The good news is that this pilot seems to have attracted by far the best critical response, so hopefully it will lead to a full series being commissioned.

The title sequence is also amazing. Clips follow:

Cover Art: POSEIDON'S WAKE by Alastair Reynolds

Gollancz have revealed the cover art for Poseidon's Wake, the concluding novel in the informal Poseidon's Children trilogy. It follows on from Blue Remembered Earth and On the Steel Breeze and will be published on 16 April.

I like this cover, as it is both retro and current. I do lament the loss of the actual shots of space and starships from the previous books in the series. Both Blue Remembered Earth and On the Steel Breeze are also being reissued with similar cover art.
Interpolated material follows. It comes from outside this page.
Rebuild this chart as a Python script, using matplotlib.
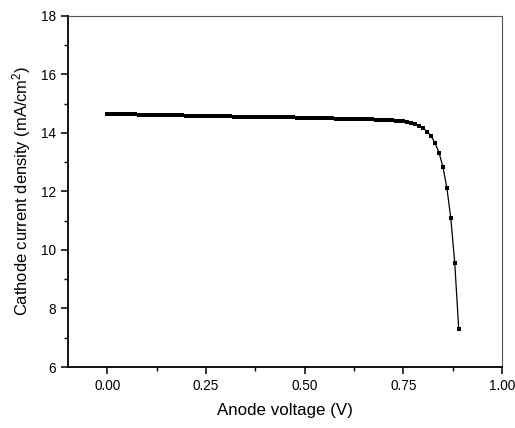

Info round-up on the new THUNDERBIRDS TV series

A new Thunderbirds TV series is set to debut in the next couple of months, so I thought it'd be interesting to round up all the info we have on the new series.

The new show is called Thunderbirds Are Go! and is the third television series in the franchise, following on from the original Thunderbirds that aired in 1965-65 and the animated Japanese homage series Thunderbirds 2086, which aired in 1986.
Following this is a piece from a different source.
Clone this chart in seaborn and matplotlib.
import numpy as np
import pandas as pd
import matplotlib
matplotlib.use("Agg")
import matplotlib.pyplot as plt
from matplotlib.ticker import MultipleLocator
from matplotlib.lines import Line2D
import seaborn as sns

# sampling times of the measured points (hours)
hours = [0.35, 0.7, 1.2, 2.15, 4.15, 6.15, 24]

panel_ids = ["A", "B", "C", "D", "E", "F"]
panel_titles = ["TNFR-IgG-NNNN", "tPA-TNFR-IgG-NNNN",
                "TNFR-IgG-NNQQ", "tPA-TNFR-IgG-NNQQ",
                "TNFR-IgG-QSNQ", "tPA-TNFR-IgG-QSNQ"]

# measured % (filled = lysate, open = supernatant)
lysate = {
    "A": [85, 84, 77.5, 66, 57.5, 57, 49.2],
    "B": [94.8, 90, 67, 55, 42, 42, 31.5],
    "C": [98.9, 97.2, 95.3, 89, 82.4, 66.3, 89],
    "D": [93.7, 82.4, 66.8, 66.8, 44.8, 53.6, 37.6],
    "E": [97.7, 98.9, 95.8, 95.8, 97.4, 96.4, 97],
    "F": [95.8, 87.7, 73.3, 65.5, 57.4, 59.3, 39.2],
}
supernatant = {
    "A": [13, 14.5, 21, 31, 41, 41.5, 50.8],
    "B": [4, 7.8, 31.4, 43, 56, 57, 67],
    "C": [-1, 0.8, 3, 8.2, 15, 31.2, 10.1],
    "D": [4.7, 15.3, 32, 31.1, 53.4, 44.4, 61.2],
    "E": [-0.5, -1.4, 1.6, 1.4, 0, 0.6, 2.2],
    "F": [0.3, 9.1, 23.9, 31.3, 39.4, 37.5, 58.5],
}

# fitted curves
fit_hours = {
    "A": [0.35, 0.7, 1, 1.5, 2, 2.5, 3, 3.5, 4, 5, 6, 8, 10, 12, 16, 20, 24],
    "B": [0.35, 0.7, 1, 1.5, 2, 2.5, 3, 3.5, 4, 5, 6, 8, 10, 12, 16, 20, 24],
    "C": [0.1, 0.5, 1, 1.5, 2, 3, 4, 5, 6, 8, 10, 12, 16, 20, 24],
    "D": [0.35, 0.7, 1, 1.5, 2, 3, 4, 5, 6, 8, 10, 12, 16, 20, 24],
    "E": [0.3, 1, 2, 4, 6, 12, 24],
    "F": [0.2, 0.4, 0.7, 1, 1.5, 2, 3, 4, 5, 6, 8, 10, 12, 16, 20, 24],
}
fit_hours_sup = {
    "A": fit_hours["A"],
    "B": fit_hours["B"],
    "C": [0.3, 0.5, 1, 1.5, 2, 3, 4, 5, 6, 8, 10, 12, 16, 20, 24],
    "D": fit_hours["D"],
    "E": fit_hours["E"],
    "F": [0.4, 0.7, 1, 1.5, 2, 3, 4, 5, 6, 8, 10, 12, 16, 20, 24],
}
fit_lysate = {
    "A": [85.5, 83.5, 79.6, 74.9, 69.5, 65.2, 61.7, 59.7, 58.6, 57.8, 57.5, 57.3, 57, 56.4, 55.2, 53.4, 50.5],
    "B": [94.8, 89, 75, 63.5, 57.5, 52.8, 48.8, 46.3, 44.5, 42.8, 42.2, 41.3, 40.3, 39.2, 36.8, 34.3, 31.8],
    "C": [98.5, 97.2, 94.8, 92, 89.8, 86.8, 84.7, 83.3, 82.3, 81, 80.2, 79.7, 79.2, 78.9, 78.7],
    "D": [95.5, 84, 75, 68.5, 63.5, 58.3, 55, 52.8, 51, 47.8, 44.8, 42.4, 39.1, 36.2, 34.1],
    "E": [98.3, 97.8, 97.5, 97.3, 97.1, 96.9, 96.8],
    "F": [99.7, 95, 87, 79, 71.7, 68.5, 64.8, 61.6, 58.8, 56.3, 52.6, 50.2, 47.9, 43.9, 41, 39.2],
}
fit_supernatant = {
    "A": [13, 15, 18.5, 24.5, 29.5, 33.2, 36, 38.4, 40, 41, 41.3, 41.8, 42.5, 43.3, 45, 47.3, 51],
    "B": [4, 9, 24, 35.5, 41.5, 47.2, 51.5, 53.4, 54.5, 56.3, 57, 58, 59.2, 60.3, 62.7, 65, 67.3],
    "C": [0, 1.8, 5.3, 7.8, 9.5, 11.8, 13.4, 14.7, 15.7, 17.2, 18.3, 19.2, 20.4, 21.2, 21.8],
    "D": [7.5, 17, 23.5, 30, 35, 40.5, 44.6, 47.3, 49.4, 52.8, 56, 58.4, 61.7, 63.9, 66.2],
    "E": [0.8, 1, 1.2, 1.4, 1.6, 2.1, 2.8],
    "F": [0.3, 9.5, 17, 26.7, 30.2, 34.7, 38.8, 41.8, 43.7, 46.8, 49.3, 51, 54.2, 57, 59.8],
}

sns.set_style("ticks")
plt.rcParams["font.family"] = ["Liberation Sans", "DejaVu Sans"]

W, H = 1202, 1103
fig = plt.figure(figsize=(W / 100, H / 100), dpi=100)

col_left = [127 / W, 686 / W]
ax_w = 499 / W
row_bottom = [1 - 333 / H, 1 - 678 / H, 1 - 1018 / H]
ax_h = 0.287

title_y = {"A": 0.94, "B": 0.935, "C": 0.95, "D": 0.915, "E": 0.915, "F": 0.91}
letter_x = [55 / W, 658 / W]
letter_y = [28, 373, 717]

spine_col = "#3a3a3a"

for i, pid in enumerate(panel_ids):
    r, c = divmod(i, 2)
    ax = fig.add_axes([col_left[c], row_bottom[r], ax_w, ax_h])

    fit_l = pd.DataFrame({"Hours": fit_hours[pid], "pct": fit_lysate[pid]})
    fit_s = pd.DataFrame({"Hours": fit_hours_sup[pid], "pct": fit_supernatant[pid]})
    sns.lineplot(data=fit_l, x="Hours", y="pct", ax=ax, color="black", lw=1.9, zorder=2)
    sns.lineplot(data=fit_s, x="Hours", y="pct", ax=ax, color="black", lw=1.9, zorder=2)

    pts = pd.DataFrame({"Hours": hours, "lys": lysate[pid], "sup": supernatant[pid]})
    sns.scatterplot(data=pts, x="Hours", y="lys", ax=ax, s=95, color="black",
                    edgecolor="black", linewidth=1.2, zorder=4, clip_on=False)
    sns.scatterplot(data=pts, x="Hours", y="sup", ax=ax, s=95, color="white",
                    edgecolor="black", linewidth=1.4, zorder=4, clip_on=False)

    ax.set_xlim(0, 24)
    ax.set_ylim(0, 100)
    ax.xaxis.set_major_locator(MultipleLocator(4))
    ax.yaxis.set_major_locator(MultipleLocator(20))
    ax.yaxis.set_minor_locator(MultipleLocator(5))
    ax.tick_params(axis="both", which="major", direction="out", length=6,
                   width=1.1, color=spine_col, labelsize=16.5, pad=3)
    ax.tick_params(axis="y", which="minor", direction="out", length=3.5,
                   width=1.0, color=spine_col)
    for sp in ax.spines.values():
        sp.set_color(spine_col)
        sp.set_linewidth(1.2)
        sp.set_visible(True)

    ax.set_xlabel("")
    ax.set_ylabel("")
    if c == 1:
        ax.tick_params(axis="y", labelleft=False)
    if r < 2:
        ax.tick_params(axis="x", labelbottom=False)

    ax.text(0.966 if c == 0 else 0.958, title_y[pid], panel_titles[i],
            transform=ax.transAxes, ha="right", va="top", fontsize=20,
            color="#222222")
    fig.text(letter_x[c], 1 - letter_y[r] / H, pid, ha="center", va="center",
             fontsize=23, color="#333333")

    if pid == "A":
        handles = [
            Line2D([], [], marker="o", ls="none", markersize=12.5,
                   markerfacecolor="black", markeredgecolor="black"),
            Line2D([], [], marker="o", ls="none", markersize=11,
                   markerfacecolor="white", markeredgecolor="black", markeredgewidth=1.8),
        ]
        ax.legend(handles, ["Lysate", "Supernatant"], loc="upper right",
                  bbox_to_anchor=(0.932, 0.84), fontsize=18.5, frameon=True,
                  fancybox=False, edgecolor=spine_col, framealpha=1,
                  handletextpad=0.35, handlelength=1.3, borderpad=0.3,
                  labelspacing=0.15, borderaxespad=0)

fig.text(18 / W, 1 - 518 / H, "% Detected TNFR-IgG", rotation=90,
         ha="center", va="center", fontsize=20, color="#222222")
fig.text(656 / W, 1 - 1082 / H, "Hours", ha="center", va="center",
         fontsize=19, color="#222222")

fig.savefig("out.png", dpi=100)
All versions of the franchise feature International Rescue, an independent organisation working from a remote Pacific island which maintains and operates several large vehicles which are used in helping out in dangerous situations, such as disaster relief or rescue missions. In the original series and the new reboot, International Rescue is run by the Tracy family, led by patriarch Jeff Tracy. His sons Scott, Virgil, Alan, Gordon and John pilot Thunderbirds 1, 2, 3, 4 and 5 respectively. Thunderbird 1 is a superfast rocket plane, capable of reaching any danger zone on Earth in a matter of hours and assessing the situation. Thunderbird 2 is a heavy lifter craft which can transport a variety of smaller, automated vehicles tailored to deal with almost any situation. Thunderbird 3 is a spacecraft capable of interplanetary travel. Thunderbird 4 is a deepwater submarine. Thunderbird 5 is a space station in geostationary orbit, constantly scanning for disasters and mayday signals so the team can respond as quickly as possible. Additional characters include Brains, the creator of the Thunderbird vehicles, and the Hood, a mysterious villain who wants to capture the Thunderbird vehicles and use them to develop weapons technology he can sell to the highest bidder. Also important are Lady Penelope and her chauffeur/bodyguard Parker, who are (sometimes surprisingly ruthless) secret agents working in an intelligence-gathering role for International Rescue.
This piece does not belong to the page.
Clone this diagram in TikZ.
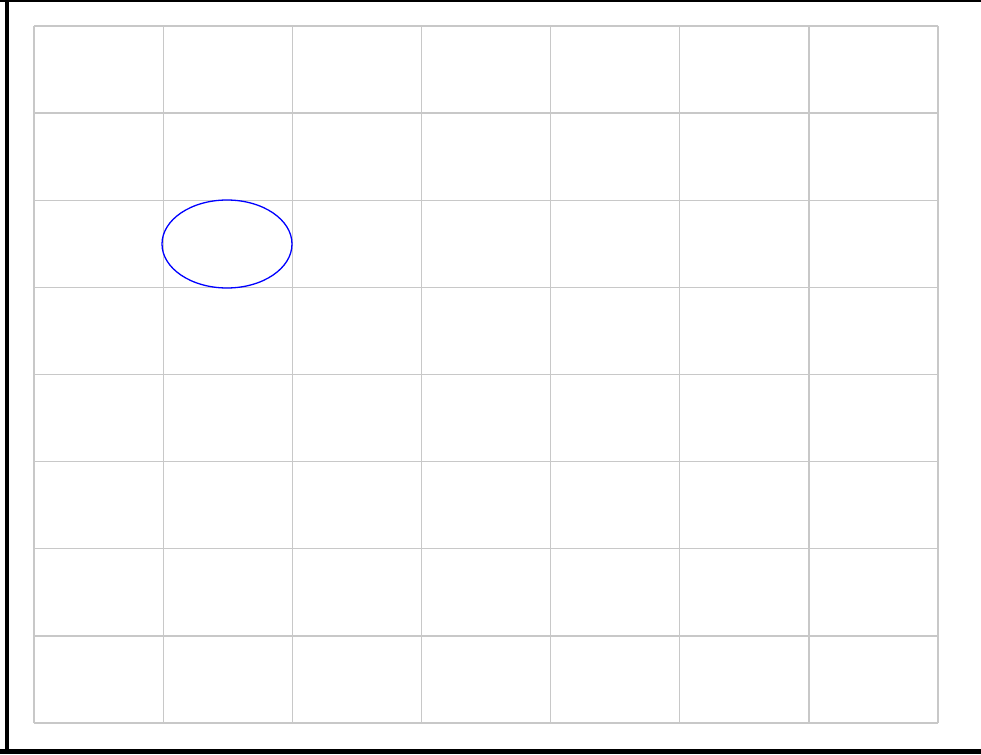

The new show seems to retain all of this backdrop, along with adding new recurring characters such as Kayo and Colonel Casey. The new series has been described as a reboot, so it's assumed it replaces the original show in continuity rather than working as a sequel to it. The precise date of the reboot, or how it will accommodate new technological innovations like the internet, are currently not known.

What is known is that the show will drop the puppets of the original (too expensive, apparently) and will use CGI characters. Before you throw things at the computer, they are using real miniatures, sets and models (although I suspect they will be using both physical ships and CGI versions and switching between them as needed) and integrating the CG characters with them. How successful this will be remains to be seen.

The new cast includes some known names. The biggest coup is Rosamund Pike, recently festooned with awards and nominations for her role in Gone Girl. She will be playing Lady Penelope, with original 1960s Parker David Graham reprising his role. British comedian Kayan Novak, known for his TV series Fonejacker and Facejacker and his role in the comedy film Four Lions, is playing Brains, whilst Thomas Brodie-Sangster (recently seen as Jojen Reed on Game of Thrones) is playing both Gordon and John Tracy. Angel Coulby (Merlin) is playing new character Kayo, whilst Sandra Dickinson (Trillian in the BBC TV version of The Hitch-Hiker's Guide to the Galaxy) is playing Grandma Tracy. Weta Digital, who worked on the Lord of the Rings and Hobbit movies, as well as Avatar, are providing the effects work.

The new show will debut on ITV in the spring. Its success will hinge on how well the CG characters go across (the initial design reveal above is not hugely encouraging, although the new vehicle designs are pretty solid) and what age it's pitched at. The original was successful partly because it was kid-friendly without necessarily talking down to them, the result of the show being expanded from 25 to 50 minute episodes necessitating the introduction of more character-building scenes, comic relief and dialogue. The new show will consist of half-hour episodes, likely to be focused more on action. If they can still put together good stories with that constraint, this should be a watchable show.

BATTLEFLEET GOTHIC video game announced

Focus Interactive have announced they are working on a Battlefleet Gothic real-time strategy game, subtitled Armada. Set in the Warhammer 40,000 universe, Battlefleet Gothic pitches the starships, warships and massive star cruisers from the various factions against one another. The original miniatures game was very popular and there have been calls for a computer game version for years.

The board game line was suspended two years ago, leading to speculation that Games Workshop was putting the sub-franchise to one side. The video game news suggests it may have a future after all. The new game is being made by the same team behind the well-received Stellar Impact. No release date has been set, but Focus are pretty good at not announcing games until they are reasonably close to release, so a late 2015 release may be possible.

In the Warhammer 40,000 universe, the starships fielded by the major races are huge, with the largest Imperial battleships exceeding 8km in length. Armada will initially depict ships from the Imperium, Orks, Eldar and Chaos factions, although if successful I imagine others will follow.